A single node appliance can be an ideal configuration for disaster recovery in both distributed enterprises and small environments to meet both disaster recovery needs and costs.

Third Party Options

Built-in disaster recovery features provide a complete and effective backup, failover, and recovery strategy for most organizations, but some organizations require more specialized disaster recovery. Whether because of specialized workloads or specific compliance needs, some organizations may choose to deploy agent-based backup agents on individual VM workloads.

HC3 supports any in-guest backup agents that are designed to run on Intel-based virtual machines on our supported OS platforms. These backup agents generally interact with the application directly. These solutions create specialized backups for various recovery scenarios or are more specialized in creating system state backups for recovery between hardware and virtualization platforms.

If a disaster recovery strategy involves failing over or recovering VM workloads to a platform other than HC3, a third party agent-based solution is required. Examples of third party agent-based solutions include Symantec Backup Exec, Unitrends Enterprise Backup, Acronis True Image, and many others.

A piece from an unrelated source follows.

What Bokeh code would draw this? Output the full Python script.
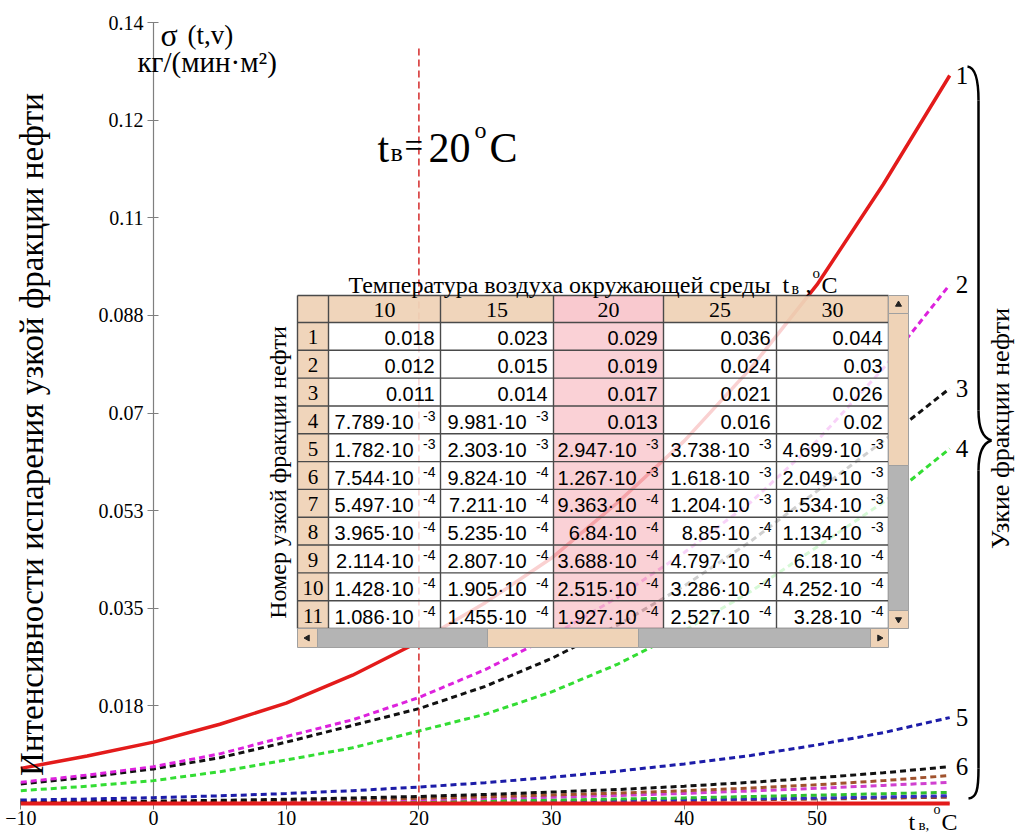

For workloads that require a more aggressive level of RPO and RTO down to seconds rather than minutes, there are third party agent-based replication solutions like Double-Take Availability. These solutions provide automatic failover for maximum RPO and RTO over any geographical distance. This option is for highly critical workloads where nearly any data loss or downtime, even minutes worth, is unacceptable.

There are many third party options that may be used with HC3 and these may all be considered as part of a disaster recovery strategy in addition to the built-in HC3 features. Scale Computing is committed to providing the best, most complete infrastructure solution in the market and that includes complete disaster recovery.